— START OF Data rows —

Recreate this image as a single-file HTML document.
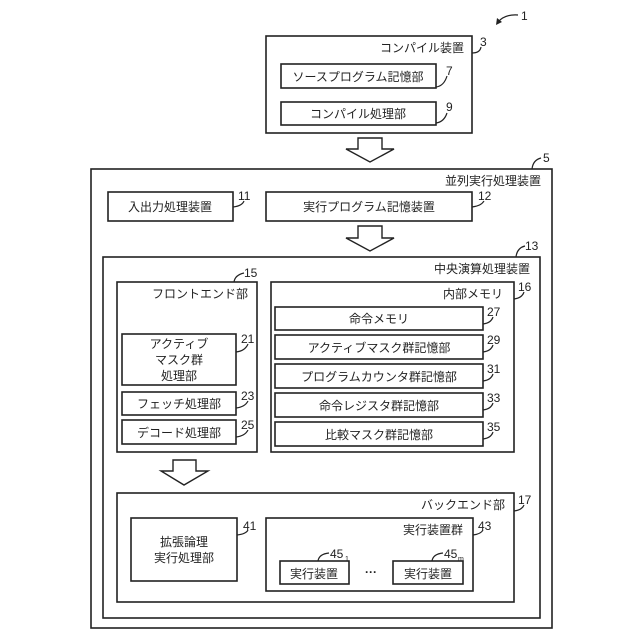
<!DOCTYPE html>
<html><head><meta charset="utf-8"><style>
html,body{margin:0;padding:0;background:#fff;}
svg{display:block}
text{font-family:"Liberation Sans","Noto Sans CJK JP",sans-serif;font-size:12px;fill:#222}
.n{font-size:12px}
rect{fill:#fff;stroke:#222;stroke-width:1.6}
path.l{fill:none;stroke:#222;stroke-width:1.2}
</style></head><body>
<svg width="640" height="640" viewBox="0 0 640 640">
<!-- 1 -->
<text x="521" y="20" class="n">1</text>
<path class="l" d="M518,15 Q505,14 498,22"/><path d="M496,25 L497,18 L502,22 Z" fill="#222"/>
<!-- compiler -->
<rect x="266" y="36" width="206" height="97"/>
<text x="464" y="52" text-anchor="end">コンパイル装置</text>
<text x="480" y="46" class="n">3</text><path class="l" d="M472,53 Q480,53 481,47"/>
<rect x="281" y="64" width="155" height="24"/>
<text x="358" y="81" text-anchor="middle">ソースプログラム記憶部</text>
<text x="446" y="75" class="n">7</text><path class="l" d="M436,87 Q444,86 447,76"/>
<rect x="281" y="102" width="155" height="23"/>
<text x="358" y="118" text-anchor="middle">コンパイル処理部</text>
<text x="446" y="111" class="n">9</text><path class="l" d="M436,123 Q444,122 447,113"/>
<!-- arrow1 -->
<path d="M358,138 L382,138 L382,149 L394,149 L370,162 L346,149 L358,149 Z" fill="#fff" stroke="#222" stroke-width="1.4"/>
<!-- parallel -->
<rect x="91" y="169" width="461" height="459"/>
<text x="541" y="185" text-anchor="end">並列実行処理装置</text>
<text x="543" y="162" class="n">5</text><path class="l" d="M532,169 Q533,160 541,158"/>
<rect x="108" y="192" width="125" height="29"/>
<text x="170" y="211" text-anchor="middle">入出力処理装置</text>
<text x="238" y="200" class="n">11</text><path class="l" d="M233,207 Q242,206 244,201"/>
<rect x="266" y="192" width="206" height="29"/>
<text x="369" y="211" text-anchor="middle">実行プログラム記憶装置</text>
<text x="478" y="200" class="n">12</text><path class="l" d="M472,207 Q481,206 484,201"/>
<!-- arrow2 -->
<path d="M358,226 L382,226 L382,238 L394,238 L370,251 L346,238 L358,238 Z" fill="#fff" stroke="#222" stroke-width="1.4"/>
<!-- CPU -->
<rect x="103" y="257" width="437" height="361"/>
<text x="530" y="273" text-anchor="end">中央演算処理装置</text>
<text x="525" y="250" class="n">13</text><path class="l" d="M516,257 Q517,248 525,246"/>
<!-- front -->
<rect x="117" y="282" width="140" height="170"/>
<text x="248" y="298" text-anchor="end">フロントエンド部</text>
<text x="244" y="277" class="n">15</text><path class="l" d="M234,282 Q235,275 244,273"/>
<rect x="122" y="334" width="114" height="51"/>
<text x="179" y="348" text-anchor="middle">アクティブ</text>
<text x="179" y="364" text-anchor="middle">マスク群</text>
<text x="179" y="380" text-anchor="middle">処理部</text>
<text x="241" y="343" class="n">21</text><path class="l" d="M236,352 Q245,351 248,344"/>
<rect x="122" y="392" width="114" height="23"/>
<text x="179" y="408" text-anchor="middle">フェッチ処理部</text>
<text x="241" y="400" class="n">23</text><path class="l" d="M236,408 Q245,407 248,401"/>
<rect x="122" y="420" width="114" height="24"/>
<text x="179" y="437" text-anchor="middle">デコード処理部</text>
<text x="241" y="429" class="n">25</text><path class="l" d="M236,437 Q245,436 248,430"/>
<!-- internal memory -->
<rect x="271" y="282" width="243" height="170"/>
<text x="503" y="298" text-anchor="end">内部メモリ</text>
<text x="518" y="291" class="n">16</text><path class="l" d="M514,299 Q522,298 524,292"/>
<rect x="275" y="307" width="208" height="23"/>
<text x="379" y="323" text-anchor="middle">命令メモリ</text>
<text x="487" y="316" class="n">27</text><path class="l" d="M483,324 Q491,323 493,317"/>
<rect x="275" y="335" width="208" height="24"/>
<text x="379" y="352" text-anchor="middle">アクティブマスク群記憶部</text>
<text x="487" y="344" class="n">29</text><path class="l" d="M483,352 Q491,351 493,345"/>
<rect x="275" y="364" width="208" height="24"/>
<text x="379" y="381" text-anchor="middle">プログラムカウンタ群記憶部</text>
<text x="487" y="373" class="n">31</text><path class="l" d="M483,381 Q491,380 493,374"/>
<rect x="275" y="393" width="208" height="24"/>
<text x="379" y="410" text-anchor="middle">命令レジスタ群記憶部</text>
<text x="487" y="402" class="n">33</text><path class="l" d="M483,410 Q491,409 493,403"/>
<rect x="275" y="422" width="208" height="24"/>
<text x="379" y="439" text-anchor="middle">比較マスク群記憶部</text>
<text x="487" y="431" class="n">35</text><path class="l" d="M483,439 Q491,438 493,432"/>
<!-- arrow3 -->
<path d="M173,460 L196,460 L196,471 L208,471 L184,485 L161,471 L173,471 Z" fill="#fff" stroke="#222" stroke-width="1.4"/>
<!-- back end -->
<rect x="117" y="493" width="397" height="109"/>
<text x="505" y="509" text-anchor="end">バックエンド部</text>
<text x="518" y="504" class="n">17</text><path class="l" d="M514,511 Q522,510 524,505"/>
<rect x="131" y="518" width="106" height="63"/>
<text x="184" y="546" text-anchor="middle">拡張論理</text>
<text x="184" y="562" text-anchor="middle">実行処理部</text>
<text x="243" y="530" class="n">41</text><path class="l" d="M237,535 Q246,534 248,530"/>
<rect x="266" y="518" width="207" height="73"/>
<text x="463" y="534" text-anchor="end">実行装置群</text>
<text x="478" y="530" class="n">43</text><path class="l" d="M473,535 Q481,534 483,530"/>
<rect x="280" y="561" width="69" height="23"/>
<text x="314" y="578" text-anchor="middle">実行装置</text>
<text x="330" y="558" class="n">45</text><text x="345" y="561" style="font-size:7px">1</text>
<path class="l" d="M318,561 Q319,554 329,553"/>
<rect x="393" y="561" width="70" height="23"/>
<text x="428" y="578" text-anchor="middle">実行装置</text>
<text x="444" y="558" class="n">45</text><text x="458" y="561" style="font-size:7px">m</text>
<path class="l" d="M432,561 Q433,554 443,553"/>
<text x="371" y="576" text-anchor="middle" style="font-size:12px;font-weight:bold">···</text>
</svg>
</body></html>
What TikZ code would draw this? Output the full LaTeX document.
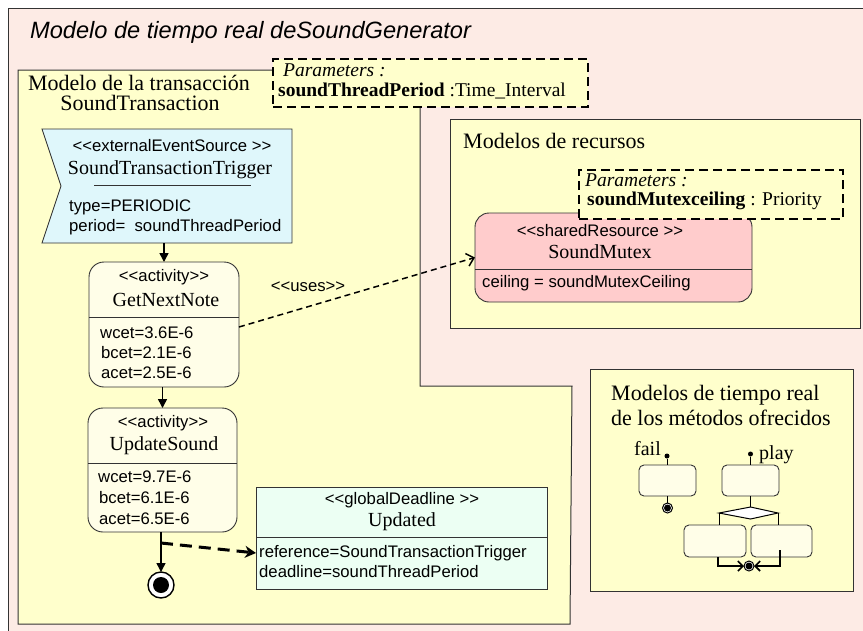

— END OF Data rows —

» Given exercise: Set down every entry word for word, but omit the pictures.

» Full output:
Recreate this image as a single-file HTML document.
<!DOCTYPE html>
<html><head><meta charset="utf-8"><style>
html,body{margin:0;padding:0;background:#fff;}
svg{display:block}
text{font-family:"Liberation Sans","Noto Sans CJK JP",sans-serif;font-size:12px;fill:#222}
.n{font-size:12px}
rect{fill:#fff;stroke:#222;stroke-width:1.6}
path.l{fill:none;stroke:#222;stroke-width:1.2}
</style></head><body>
<svg width="640" height="640" viewBox="0 0 640 640">
<!-- 1 -->
<text x="521" y="20" class="n">1</text>
<path class="l" d="M518,15 Q505,14 498,22"/><path d="M496,25 L497,18 L502,22 Z" fill="#222"/>
<!-- compiler -->
<rect x="266" y="36" width="206" height="97"/>
<text x="464" y="52" text-anchor="end">コンパイル装置</text>
<text x="480" y="46" class="n">3</text><path class="l" d="M472,53 Q480,53 481,47"/>
<rect x="281" y="64" width="155" height="24"/>
<text x="358" y="81" text-anchor="middle">ソースプログラム記憶部</text>
<text x="446" y="75" class="n">7</text><path class="l" d="M436,87 Q444,86 447,76"/>
<rect x="281" y="102" width="155" height="23"/>
<text x="358" y="118" text-anchor="middle">コンパイル処理部</text>
<text x="446" y="111" class="n">9</text><path class="l" d="M436,123 Q444,122 447,113"/>
<!-- arrow1 -->
<path d="M358,138 L382,138 L382,149 L394,149 L370,162 L346,149 L358,149 Z" fill="#fff" stroke="#222" stroke-width="1.4"/>
<!-- parallel -->
<rect x="91" y="169" width="461" height="459"/>
<text x="541" y="185" text-anchor="end">並列実行処理装置</text>
<text x="543" y="162" class="n">5</text><path class="l" d="M532,169 Q533,160 541,158"/>
<rect x="108" y="192" width="125" height="29"/>
<text x="170" y="211" text-anchor="middle">入出力処理装置</text>
<text x="238" y="200" class="n">11</text><path class="l" d="M233,207 Q242,206 244,201"/>
<rect x="266" y="192" width="206" height="29"/>
<text x="369" y="211" text-anchor="middle">実行プログラム記憶装置</text>
<text x="478" y="200" class="n">12</text><path class="l" d="M472,207 Q481,206 484,201"/>
<!-- arrow2 -->
<path d="M358,226 L382,226 L382,238 L394,238 L370,251 L346,238 L358,238 Z" fill="#fff" stroke="#222" stroke-width="1.4"/>
<!-- CPU -->
<rect x="103" y="257" width="437" height="361"/>
<text x="530" y="273" text-anchor="end">中央演算処理装置</text>
<text x="525" y="250" class="n">13</text><path class="l" d="M516,257 Q517,248 525,246"/>
<!-- front -->
<rect x="117" y="282" width="140" height="170"/>
<text x="248" y="298" text-anchor="end">フロントエンド部</text>
<text x="244" y="277" class="n">15</text><path class="l" d="M234,282 Q235,275 244,273"/>
<rect x="122" y="334" width="114" height="51"/>
<text x="179" y="348" text-anchor="middle">アクティブ</text>
<text x="179" y="364" text-anchor="middle">マスク群</text>
<text x="179" y="380" text-anchor="middle">処理部</text>
<text x="241" y="343" class="n">21</text><path class="l" d="M236,352 Q245,351 248,344"/>
<rect x="122" y="392" width="114" height="23"/>
<text x="179" y="408" text-anchor="middle">フェッチ処理部</text>
<text x="241" y="400" class="n">23</text><path class="l" d="M236,408 Q245,407 248,401"/>
<rect x="122" y="420" width="114" height="24"/>
<text x="179" y="437" text-anchor="middle">デコード処理部</text>
<text x="241" y="429" class="n">25</text><path class="l" d="M236,437 Q245,436 248,430"/>
<!-- internal memory -->
<rect x="271" y="282" width="243" height="170"/>
<text x="503" y="298" text-anchor="end">内部メモリ</text>
<text x="518" y="291" class="n">16</text><path class="l" d="M514,299 Q522,298 524,292"/>
<rect x="275" y="307" width="208" height="23"/>
<text x="379" y="323" text-anchor="middle">命令メモリ</text>
<text x="487" y="316" class="n">27</text><path class="l" d="M483,324 Q491,323 493,317"/>
<rect x="275" y="335" width="208" height="24"/>
<text x="379" y="352" text-anchor="middle">アクティブマスク群記憶部</text>
<text x="487" y="344" class="n">29</text><path class="l" d="M483,352 Q491,351 493,345"/>
<rect x="275" y="364" width="208" height="24"/>
<text x="379" y="381" text-anchor="middle">プログラムカウンタ群記憶部</text>
<text x="487" y="373" class="n">31</text><path class="l" d="M483,381 Q491,380 493,374"/>
<rect x="275" y="393" width="208" height="24"/>
<text x="379" y="410" text-anchor="middle">命令レジスタ群記憶部</text>
<text x="487" y="402" class="n">33</text><path class="l" d="M483,410 Q491,409 493,403"/>
<rect x="275" y="422" width="208" height="24"/>
<text x="379" y="439" text-anchor="middle">比較マスク群記憶部</text>
<text x="487" y="431" class="n">35</text><path class="l" d="M483,439 Q491,438 493,432"/>
<!-- arrow3 -->
<path d="M173,460 L196,460 L196,471 L208,471 L184,485 L161,471 L173,471 Z" fill="#fff" stroke="#222" stroke-width="1.4"/>
<!-- back end -->
<rect x="117" y="493" width="397" height="109"/>
<text x="505" y="509" text-anchor="end">バックエンド部</text>
<text x="518" y="504" class="n">17</text><path class="l" d="M514,511 Q522,510 524,505"/>
<rect x="131" y="518" width="106" height="63"/>
<text x="184" y="546" text-anchor="middle">拡張論理</text>
<text x="184" y="562" text-anchor="middle">実行処理部</text>
<text x="243" y="530" class="n">41</text><path class="l" d="M237,535 Q246,534 248,530"/>
<rect x="266" y="518" width="207" height="73"/>
<text x="463" y="534" text-anchor="end">実行装置群</text>
<text x="478" y="530" class="n">43</text><path class="l" d="M473,535 Q481,534 483,530"/>
<rect x="280" y="561" width="69" height="23"/>
<text x="314" y="578" text-anchor="middle">実行装置</text>
<text x="330" y="558" class="n">45</text><text x="345" y="561" style="font-size:7px">1</text>
<path class="l" d="M318,561 Q319,554 329,553"/>
<rect x="393" y="561" width="70" height="23"/>
<text x="428" y="578" text-anchor="middle">実行装置</text>
<text x="444" y="558" class="n">45</text><text x="458" y="561" style="font-size:7px">m</text>
<path class="l" d="M432,561 Q433,554 443,553"/>
<text x="371" y="576" text-anchor="middle" style="font-size:12px;font-weight:bold">···</text>
</svg>
</body></html>
What TikZ code would draw this? Output the full LaTeX document.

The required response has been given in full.